Stored data:

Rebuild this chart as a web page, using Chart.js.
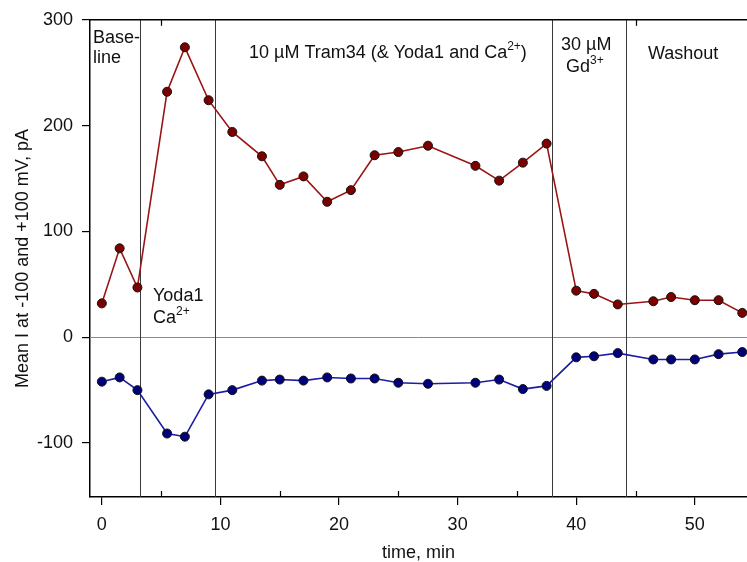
<!DOCTYPE html>
<html>
<head>
<meta charset="utf-8">
<script src="https://cdn.jsdelivr.net/npm/chart.js@4/dist/chart.umd.min.js"></script>
<style>
  html, body { margin: 0; padding: 0; background: #fff; overflow: hidden; }
  canvas { display: block; }
</style>
</head>
<body>
<canvas id="chart" width="747" height="562"></canvas>
<script>
// time points (min), shared by both traces
const timeMin = [0, 1.5, 3, 5.5, 7, 9, 11, 13.5, 15, 17, 19, 21, 23, 25, 27.5, 31.5, 33.5, 35.5, 37.5, 40, 41.5, 43.5, 46.5, 48, 50, 52, 54];
// mean current at +100 mV (pA)
const currentPlus100 = [32, 84, 47, 232, 274, 224, 194, 171, 144, 152, 128, 139, 172, 175, 181, 162, 148, 165, 183, 44, 41, 31, 34, 38, 35, 35, 23];
// mean current at -100 mV (pA)
const currentMinus100 = [-42, -38, -50, -91, -94, -54, -50, -41, -40, -41, -38, -39, -39, -43, -44, -43, -40, -49, -46, -19, -18, -15, -21, -21, -21, -16, -14];
// solution change times (min)
const phaseBounds = [3.2, 9.53, 37.94, 44.18];
// tick labels
const xTicks = [0, 10, 20, 30, 40, 50];
const xMinorTicks = [5, 15, 25, 35, 45];
const yTicks = [-100, 0, 100, 200, 300];

const FONT = "'Liberation Sans', Arial, sans-serif";

function toPoints(xs, ys) {
    return xs.map(function(x, i) { return { x: x, y: ys[i] }; });
}

// 上付き文字を含むテキストを描画
function drawRich(ctx, x, y, parts) {
    let cx = x;
    parts.forEach(function(p) {
        if (p[1]) {
            ctx.font = '12px ' + FONT;
            ctx.fillText(p[0], cx, y - 8);
        } else {
            ctx.font = '18px ' + FONT;
            ctx.fillText(p[0], cx, y);
        }
        cx += ctx.measureText(p[0]).width;
    });
}

const decorations = {
    id: 'decorations',
    beforeDatasetsDraw(chart) {
        const ctx = chart.ctx;
        const area = chart.chartArea;
        const xs = chart.scales.x;
        const ys = chart.scales.y;
        ctx.save();
        // zero line
        ctx.strokeStyle = '#8a8a8a';
        ctx.lineWidth = 1;
        const y0 = Math.round(ys.getPixelForValue(0)) + 0.5;
        ctx.beginPath();
        ctx.moveTo(area.left, y0);
        ctx.lineTo(area.right, y0);
        ctx.stroke();
        // phase boundaries
        ctx.strokeStyle = '#3a3a3a';
        phaseBounds.forEach(function(t) {
            const px = Math.round(xs.getPixelForValue(t)) + 0.5;
            ctx.beginPath();
            ctx.moveTo(px, area.top);
            ctx.lineTo(px, area.bottom);
            ctx.stroke();
        });
        ctx.restore();
    },
    afterDraw(chart) {
        const ctx = chart.ctx;
        const area = chart.chartArea;
        const xs = chart.scales.x;
        ctx.save();
        // top frame
        ctx.strokeStyle = '#000';
        ctx.lineWidth = 1.5;
        ctx.beginPath();
        ctx.moveTo(area.left, area.top);
        ctx.lineTo(area.right, area.top);
        ctx.stroke();
        // minor ticks (inside)
        ctx.lineWidth = 1.2;
        xMinorTicks.forEach(function(t) {
            const px = Math.round(xs.getPixelForValue(t)) + 0.5;
            ctx.beginPath();
            ctx.moveTo(px, area.bottom);
            ctx.lineTo(px, area.bottom - 6);
            ctx.stroke();
        });
        [5, 45].forEach(function(t) {
            const px = Math.round(xs.getPixelForValue(t)) + 0.5;
            ctx.beginPath();
            ctx.moveTo(px, area.top);
            ctx.lineTo(px, area.top + 6);
            ctx.stroke();
        });
        // phase labels
        ctx.fillStyle = '#111';
        ctx.textBaseline = 'alphabetic';
        ctx.textAlign = 'left';
        drawRich(ctx, 93, 43, [['Base-', false]]);
        drawRich(ctx, 93, 63, [['line', false]]);
        drawRich(ctx, 249, 58, [['10 µM Tram34 (& Yoda1 and Ca', false], ['2+', true], [')', false]]);
        drawRich(ctx, 561, 50, [['30 µM', false]]);
        drawRich(ctx, 566, 72, [['Gd', false], ['3+', true]]);
        drawRich(ctx, 648, 59, [['Washout', false]]);
        drawRich(ctx, 153, 301, [['Yoda1', false]]);
        drawRich(ctx, 153, 323, [['Ca', false], ['2+', true]]);
        ctx.restore();
    }
};

const ctx = document.getElementById('chart').getContext('2d');
new Chart(ctx, {
    type: 'line',
    data: {
        datasets: [
            {
                label: '+100 mV',
                data: toPoints(timeMin, currentPlus100),
                borderColor: '#9a1414',
                borderWidth: 1.6,
                backgroundColor: '#7d0000',
                pointBackgroundColor: '#7d0000',
                pointBorderColor: '#111',
                pointBorderWidth: 1,
                pointRadius: 4.5,
                tension: 0,
            },
            {
                label: '-100 mV',
                data: toPoints(timeMin, currentMinus100),
                borderColor: '#1c1ca6',
                borderWidth: 1.6,
                backgroundColor: '#00007d',
                pointBackgroundColor: '#00007d',
                pointBorderColor: '#111',
                pointBorderWidth: 1,
                pointRadius: 4.5,
                tension: 0,
            }
        ]
    },
    options: {
        responsive: false,
        animation: false,
        layout: { autoPadding: false, padding: { top: 18, right: 0, bottom: 0, left: 0 } },
        plugins: {
            legend: { display: false },
            tooltip: { enabled: false }
        },
        scales: {
            x: {
                type: 'linear',
                min: -1,
                max: 54.4,
                afterBuildTicks: function(scale) {
                    scale.ticks = xTicks.map(function(v) { return { value: v }; });
                },
                afterFit: function(scale) {
                    scale.height = 65;
                    scale.paddingLeft = 0;
                    scale.paddingRight = 0;
                },
                grid: { drawOnChartArea: false, drawTicks: true, tickLength: 8, color: '#000', lineWidth: 1.2 },
                border: { display: true, color: '#000', width: 1.5 },
                ticks: { color: '#111', font: { family: FONT, size: 18 }, padding: 9, maxRotation: 0 },
                title: { display: true, text: 'time, min', color: '#111', font: { family: FONT, size: 18 }, padding: { top: 0, bottom: -2 } }
            },
            y: {
                type: 'linear',
                min: -151,
                max: 300,
                afterBuildTicks: function(scale) {
                    scale.ticks = yTicks.map(function(v) { return { value: v }; });
                },
                afterFit: function(scale) { scale.width = 90; },
                grid: { drawOnChartArea: false, drawTicks: true, tickLength: 8, color: '#000', lineWidth: 1.2 },
                border: { display: true, color: '#000', width: 1.5 },
                ticks: { color: '#111', font: { family: FONT, size: 18 }, padding: 9 },
                title: { display: true, text: 'Mean I at -100 and +100 mV, pA', color: '#111', font: { family: FONT, size: 18 }, padding: { top: 12, bottom: 0 } }
            }
        }
    },
    plugins: [decorations]
});
</script>
</body>
</html>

Task to carry out:
Without including any pictures, reproduce the listing exactly.

Reply:
Rebuild this chart as a web page, using Chart.js.
<!DOCTYPE html>
<html>
<head>
<meta charset="utf-8">
<script src="https://cdn.jsdelivr.net/npm/chart.js@4/dist/chart.umd.min.js"></script>
<style>
  html, body { margin: 0; padding: 0; background: #fff; overflow: hidden; }
  canvas { display: block; }
</style>
</head>
<body>
<canvas id="chart" width="747" height="562"></canvas>
<script>
// time points (min), shared by both traces
const timeMin = [0, 1.5, 3, 5.5, 7, 9, 11, 13.5, 15, 17, 19, 21, 23, 25, 27.5, 31.5, 33.5, 35.5, 37.5, 40, 41.5, 43.5, 46.5, 48, 50, 52, 54];
// mean current at +100 mV (pA)
const currentPlus100 = [32, 84, 47, 232, 274, 224, 194, 171, 144, 152, 128, 139, 172, 175, 181, 162, 148, 165, 183, 44, 41, 31, 34, 38, 35, 35, 23];
// mean current at -100 mV (pA)
const currentMinus100 = [-42, -38, -50, -91, -94, -54, -50, -41, -40, -41, -38, -39, -39, -43, -44, -43, -40, -49, -46, -19, -18, -15, -21, -21, -21, -16, -14];
// solution change times (min)
const phaseBounds = [3.2, 9.53, 37.94, 44.18];
// tick labels
const xTicks = [0, 10, 20, 30, 40, 50];
const xMinorTicks = [5, 15, 25, 35, 45];
const yTicks = [-100, 0, 100, 200, 300];

const FONT = "'Liberation Sans', Arial, sans-serif";

function toPoints(xs, ys) {
    return xs.map(function(x, i) { return { x: x, y: ys[i] }; });
}

// 上付き文字を含むテキストを描画
function drawRich(ctx, x, y, parts) {
    let cx = x;
    parts.forEach(function(p) {
        if (p[1]) {
            ctx.font = '12px ' + FONT;
            ctx.fillText(p[0], cx, y - 8);
        } else {
            ctx.font = '18px ' + FONT;
            ctx.fillText(p[0], cx, y);
        }
        cx += ctx.measureText(p[0]).width;
    });
}

const decorations = {
    id: 'decorations',
    beforeDatasetsDraw(chart) {
        const ctx = chart.ctx;
        const area = chart.chartArea;
        const xs = chart.scales.x;
        const ys = chart.scales.y;
        ctx.save();
        // zero line
        ctx.strokeStyle = '#8a8a8a';
        ctx.lineWidth = 1;
        const y0 = Math.round(ys.getPixelForValue(0)) + 0.5;
        ctx.beginPath();
        ctx.moveTo(area.left, y0);
        ctx.lineTo(area.right, y0);
        ctx.stroke();
        // phase boundaries
        ctx.strokeStyle = '#3a3a3a';
        phaseBounds.forEach(function(t) {
            const px = Math.round(xs.getPixelForValue(t)) + 0.5;
            ctx.beginPath();
            ctx.moveTo(px, area.top);
            ctx.lineTo(px, area.bottom);
            ctx.stroke();
        });
        ctx.restore();
    },
    afterDraw(chart) {
        const ctx = chart.ctx;
        const area = chart.chartArea;
        const xs = chart.scales.x;
        ctx.save();
        // top frame
        ctx.strokeStyle = '#000';
        ctx.lineWidth = 1.5;
        ctx.beginPath();
        ctx.moveTo(area.left, area.top);
        ctx.lineTo(area.right, area.top);
        ctx.stroke();
        // minor ticks (inside)
        ctx.lineWidth = 1.2;
        xMinorTicks.forEach(function(t) {
            const px = Math.round(xs.getPixelForValue(t)) + 0.5;
            ctx.beginPath();
            ctx.moveTo(px, area.bottom);
            ctx.lineTo(px, area.bottom - 6);
            ctx.stroke();
        });
        [5, 45].forEach(function(t) {
            const px = Math.round(xs.getPixelForValue(t)) + 0.5;
            ctx.beginPath();
            ctx.moveTo(px, area.top);
            ctx.lineTo(px, area.top + 6);
            ctx.stroke();
        });
        // phase labels
        ctx.fillStyle = '#111';
        ctx.textBaseline = 'alphabetic';
        ctx.textAlign = 'left';
        drawRich(ctx, 93, 43, [['Base-', false]]);
        drawRich(ctx, 93, 63, [['line', false]]);
        drawRich(ctx, 249, 58, [['10 µM Tram34 (& Yoda1 and Ca', false], ['2+', true], [')', false]]);
        drawRich(ctx, 561, 50, [['30 µM', false]]);
        drawRich(ctx, 566, 72, [['Gd', false], ['3+', true]]);
        drawRich(ctx, 648, 59, [['Washout', false]]);
        drawRich(ctx, 153, 301, [['Yoda1', false]]);
        drawRich(ctx, 153, 323, [['Ca', false], ['2+', true]]);
        ctx.restore();
    }
};

const ctx = document.getElementById('chart').getContext('2d');
new Chart(ctx, {
    type: 'line',
    data: {
        datasets: [
            {
                label: '+100 mV',
                data: toPoints(timeMin, currentPlus100),
                borderColor: '#9a1414',
                borderWidth: 1.6,
                backgroundColor: '#7d0000',
                pointBackgroundColor: '#7d0000',
                pointBorderColor: '#111',
                pointBorderWidth: 1,
                pointRadius: 4.5,
                tension: 0,
            },
            {
                label: '-100 mV',
                data: toPoints(timeMin, currentMinus100),
                borderColor: '#1c1ca6',
                borderWidth: 1.6,
                backgroundColor: '#00007d',
                pointBackgroundColor: '#00007d',
                pointBorderColor: '#111',
                pointBorderWidth: 1,
                pointRadius: 4.5,
                tension: 0,
            }
        ]
    },
    options: {
        responsive: false,
        animation: false,
        layout: { autoPadding: false, padding: { top: 18, right: 0, bottom: 0, left: 0 } },
        plugins: {
            legend: { display: false },
            tooltip: { enabled: false }
        },
        scales: {
            x: {
                type: 'linear',
                min: -1,
                max: 54.4,
                afterBuildTicks: function(scale) {
                    scale.ticks = xTicks.map(function(v) { return { value: v }; });
                },
                afterFit: function(scale) {
                    scale.height = 65;
                    scale.paddingLeft = 0;
                    scale.paddingRight = 0;
                },
                grid: { drawOnChartArea: false, drawTicks: true, tickLength: 8, color: '#000', lineWidth: 1.2 },
                border: { display: true, color: '#000', width: 1.5 },
                ticks: { color: '#111', font: { family: FONT, size: 18 }, padding: 9, maxRotation: 0 },
                title: { display: true, text: 'time, min', color: '#111', font: { family: FONT, size: 18 }, padding: { top: 0, bottom: -2 } }
            },
            y: {
                type: 'linear',
                min: -151,
                max: 300,
                afterBuildTicks: function(scale) {
                    scale.ticks = yTicks.map(function(v) { return { value: v }; });
                },
                afterFit: function(scale) { scale.width = 90; },
                grid: { drawOnChartArea: false, drawTicks: true, tickLength: 8, color: '#000', lineWidth: 1.2 },
                border: { display: true, color: '#000', width: 1.5 },
                ticks: { color: '#111', font: { family: FONT, size: 18 }, padding: 9 },
                title: { display: true, text: 'Mean I at -100 and +100 mV, pA', color: '#111', font: { family: FONT, size: 18 }, padding: { top: 12, bottom: 0 } }
            }
        }
    },
    plugins: [decorations]
});
</script>
</body>
</html>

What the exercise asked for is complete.